Start at the first line of the material below and retype each line through the one containing "minimum width=292pt, minimum", exactly.

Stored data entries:
▽
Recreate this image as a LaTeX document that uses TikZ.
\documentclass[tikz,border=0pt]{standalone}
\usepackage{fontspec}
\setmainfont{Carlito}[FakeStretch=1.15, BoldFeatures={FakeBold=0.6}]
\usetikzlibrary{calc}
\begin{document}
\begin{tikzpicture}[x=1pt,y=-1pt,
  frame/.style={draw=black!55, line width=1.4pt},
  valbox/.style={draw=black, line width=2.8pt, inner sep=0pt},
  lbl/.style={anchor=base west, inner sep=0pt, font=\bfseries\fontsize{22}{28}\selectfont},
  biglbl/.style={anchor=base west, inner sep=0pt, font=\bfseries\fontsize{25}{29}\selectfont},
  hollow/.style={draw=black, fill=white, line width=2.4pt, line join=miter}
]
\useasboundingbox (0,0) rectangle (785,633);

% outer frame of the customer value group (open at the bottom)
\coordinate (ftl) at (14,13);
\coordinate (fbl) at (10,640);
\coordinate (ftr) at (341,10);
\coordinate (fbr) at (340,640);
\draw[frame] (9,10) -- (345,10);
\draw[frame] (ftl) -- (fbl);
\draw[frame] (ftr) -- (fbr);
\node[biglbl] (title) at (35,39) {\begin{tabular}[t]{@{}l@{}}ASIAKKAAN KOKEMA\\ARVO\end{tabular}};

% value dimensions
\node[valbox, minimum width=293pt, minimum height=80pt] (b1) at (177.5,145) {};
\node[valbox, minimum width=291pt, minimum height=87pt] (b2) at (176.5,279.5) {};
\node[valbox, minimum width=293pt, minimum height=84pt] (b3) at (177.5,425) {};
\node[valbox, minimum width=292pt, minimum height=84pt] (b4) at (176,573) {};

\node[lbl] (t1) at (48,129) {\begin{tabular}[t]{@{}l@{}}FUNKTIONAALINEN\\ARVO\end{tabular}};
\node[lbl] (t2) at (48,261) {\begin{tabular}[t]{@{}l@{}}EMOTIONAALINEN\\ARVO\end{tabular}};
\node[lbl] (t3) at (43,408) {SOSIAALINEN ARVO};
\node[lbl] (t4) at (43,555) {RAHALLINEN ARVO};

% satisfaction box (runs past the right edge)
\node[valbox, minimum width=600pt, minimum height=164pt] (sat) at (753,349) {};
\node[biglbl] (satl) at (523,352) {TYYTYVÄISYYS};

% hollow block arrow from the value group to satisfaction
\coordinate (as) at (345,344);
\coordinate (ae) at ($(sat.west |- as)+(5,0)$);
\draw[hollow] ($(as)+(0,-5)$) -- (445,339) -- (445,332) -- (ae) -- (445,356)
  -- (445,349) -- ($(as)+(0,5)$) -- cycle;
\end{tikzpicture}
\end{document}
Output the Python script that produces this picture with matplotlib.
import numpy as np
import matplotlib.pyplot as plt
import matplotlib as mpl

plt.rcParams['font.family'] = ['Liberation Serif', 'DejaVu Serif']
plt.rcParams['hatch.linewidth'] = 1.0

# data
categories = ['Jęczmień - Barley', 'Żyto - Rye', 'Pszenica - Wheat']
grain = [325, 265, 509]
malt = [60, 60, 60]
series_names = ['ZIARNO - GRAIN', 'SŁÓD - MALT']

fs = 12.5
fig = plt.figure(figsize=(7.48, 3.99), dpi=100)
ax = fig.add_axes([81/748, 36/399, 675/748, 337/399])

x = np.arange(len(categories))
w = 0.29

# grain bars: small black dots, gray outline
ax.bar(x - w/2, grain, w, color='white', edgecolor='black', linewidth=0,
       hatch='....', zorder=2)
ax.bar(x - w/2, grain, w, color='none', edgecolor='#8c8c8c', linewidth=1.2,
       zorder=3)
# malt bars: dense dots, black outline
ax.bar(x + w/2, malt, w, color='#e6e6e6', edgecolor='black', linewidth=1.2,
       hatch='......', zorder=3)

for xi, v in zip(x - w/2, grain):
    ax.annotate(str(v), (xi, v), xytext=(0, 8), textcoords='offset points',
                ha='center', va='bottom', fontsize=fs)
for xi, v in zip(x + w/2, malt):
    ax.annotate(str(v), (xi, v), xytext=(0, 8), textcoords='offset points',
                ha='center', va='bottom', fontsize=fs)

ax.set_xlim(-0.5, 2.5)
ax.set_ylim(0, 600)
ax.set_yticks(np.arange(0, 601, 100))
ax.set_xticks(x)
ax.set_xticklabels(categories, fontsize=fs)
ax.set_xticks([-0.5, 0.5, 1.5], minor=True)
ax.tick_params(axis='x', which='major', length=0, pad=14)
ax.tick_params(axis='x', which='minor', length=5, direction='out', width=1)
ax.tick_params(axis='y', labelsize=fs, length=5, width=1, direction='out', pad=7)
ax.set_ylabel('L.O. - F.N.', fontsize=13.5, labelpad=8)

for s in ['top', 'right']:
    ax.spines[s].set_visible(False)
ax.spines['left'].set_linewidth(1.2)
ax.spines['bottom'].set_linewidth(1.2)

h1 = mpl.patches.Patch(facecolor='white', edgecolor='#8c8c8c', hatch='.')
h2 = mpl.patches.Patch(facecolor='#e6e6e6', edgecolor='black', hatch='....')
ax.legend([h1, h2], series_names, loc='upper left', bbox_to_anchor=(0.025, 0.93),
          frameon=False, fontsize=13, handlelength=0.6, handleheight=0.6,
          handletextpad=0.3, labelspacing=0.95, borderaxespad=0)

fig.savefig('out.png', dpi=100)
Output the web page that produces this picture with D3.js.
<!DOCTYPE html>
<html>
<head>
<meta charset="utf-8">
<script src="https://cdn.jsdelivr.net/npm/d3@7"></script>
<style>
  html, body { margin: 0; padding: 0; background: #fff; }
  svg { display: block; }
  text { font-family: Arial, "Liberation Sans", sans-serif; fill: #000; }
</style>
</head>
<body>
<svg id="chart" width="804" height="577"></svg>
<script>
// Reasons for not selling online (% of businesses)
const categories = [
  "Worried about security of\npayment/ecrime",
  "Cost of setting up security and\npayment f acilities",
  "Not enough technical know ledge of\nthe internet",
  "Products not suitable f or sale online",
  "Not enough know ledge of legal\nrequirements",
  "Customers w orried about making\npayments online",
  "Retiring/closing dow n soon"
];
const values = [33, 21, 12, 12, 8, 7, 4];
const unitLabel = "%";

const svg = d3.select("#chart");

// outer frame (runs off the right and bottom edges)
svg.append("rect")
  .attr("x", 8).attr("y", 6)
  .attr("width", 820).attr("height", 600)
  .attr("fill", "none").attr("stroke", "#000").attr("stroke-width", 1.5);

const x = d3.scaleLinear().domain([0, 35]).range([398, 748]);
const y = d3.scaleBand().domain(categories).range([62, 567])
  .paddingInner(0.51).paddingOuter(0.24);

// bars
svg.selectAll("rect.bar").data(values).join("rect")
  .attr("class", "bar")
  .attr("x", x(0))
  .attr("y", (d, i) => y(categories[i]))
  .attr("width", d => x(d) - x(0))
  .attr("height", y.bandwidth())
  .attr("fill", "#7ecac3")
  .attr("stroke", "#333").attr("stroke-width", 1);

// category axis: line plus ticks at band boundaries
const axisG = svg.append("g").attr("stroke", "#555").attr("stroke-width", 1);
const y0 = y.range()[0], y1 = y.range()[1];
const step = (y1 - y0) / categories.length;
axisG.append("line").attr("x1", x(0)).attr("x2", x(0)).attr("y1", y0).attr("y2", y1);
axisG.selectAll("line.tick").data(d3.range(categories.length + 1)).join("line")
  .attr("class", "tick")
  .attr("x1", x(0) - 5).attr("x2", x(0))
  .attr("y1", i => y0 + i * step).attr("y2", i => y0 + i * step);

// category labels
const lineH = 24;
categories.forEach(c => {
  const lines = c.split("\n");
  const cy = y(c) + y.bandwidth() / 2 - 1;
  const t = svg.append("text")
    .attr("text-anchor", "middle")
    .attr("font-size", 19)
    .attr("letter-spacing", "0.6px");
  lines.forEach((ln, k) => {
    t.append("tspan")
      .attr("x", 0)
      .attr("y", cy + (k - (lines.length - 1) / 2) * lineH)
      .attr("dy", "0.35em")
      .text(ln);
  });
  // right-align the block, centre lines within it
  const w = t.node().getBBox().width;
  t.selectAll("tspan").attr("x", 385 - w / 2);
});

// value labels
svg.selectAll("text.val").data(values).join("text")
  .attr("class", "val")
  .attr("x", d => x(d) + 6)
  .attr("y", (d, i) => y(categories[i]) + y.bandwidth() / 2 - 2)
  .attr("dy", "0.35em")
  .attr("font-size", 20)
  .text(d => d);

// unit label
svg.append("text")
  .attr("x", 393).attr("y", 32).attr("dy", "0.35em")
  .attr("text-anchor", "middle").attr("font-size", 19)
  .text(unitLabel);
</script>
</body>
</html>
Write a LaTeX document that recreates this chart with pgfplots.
△
= Completed exercise =
Recreate this image as a LaTeX document that uses TikZ.
\documentclass[tikz,border=0pt]{standalone}
\usepackage{fontspec}
\setmainfont{Carlito}[FakeStretch=1.15, BoldFeatures={FakeBold=0.6}]
\usetikzlibrary{calc}
\begin{document}
\begin{tikzpicture}[x=1pt,y=-1pt,
  frame/.style={draw=black!55, line width=1.4pt},
  valbox/.style={draw=black, line width=2.8pt, inner sep=0pt},
  lbl/.style={anchor=base west, inner sep=0pt, font=\bfseries\fontsize{22}{28}\selectfont},
  biglbl/.style={anchor=base west, inner sep=0pt, font=\bfseries\fontsize{25}{29}\selectfont},
  hollow/.style={draw=black, fill=white, line width=2.4pt, line join=miter}
]
\useasboundingbox (0,0) rectangle (785,633);

% outer frame of the customer value group (open at the bottom)
\coordinate (ftl) at (14,13);
\coordinate (fbl) at (10,640);
\coordinate (ftr) at (341,10);
\coordinate (fbr) at (340,640);
\draw[frame] (9,10) -- (345,10);
\draw[frame] (ftl) -- (fbl);
\draw[frame] (ftr) -- (fbr);
\node[biglbl] (title) at (35,39) {\begin{tabular}[t]{@{}l@{}}ASIAKKAAN KOKEMA\\ARVO\end{tabular}};

% value dimensions
\node[valbox, minimum width=293pt, minimum height=80pt] (b1) at (177.5,145) {};
\node[valbox, minimum width=291pt, minimum height=87pt] (b2) at (176.5,279.5) {};
\node[valbox, minimum width=293pt, minimum height=84pt] (b3) at (177.5,425) {};
\node[valbox, minimum width=292pt, minimum height=84pt] (b4) at (176,573) {};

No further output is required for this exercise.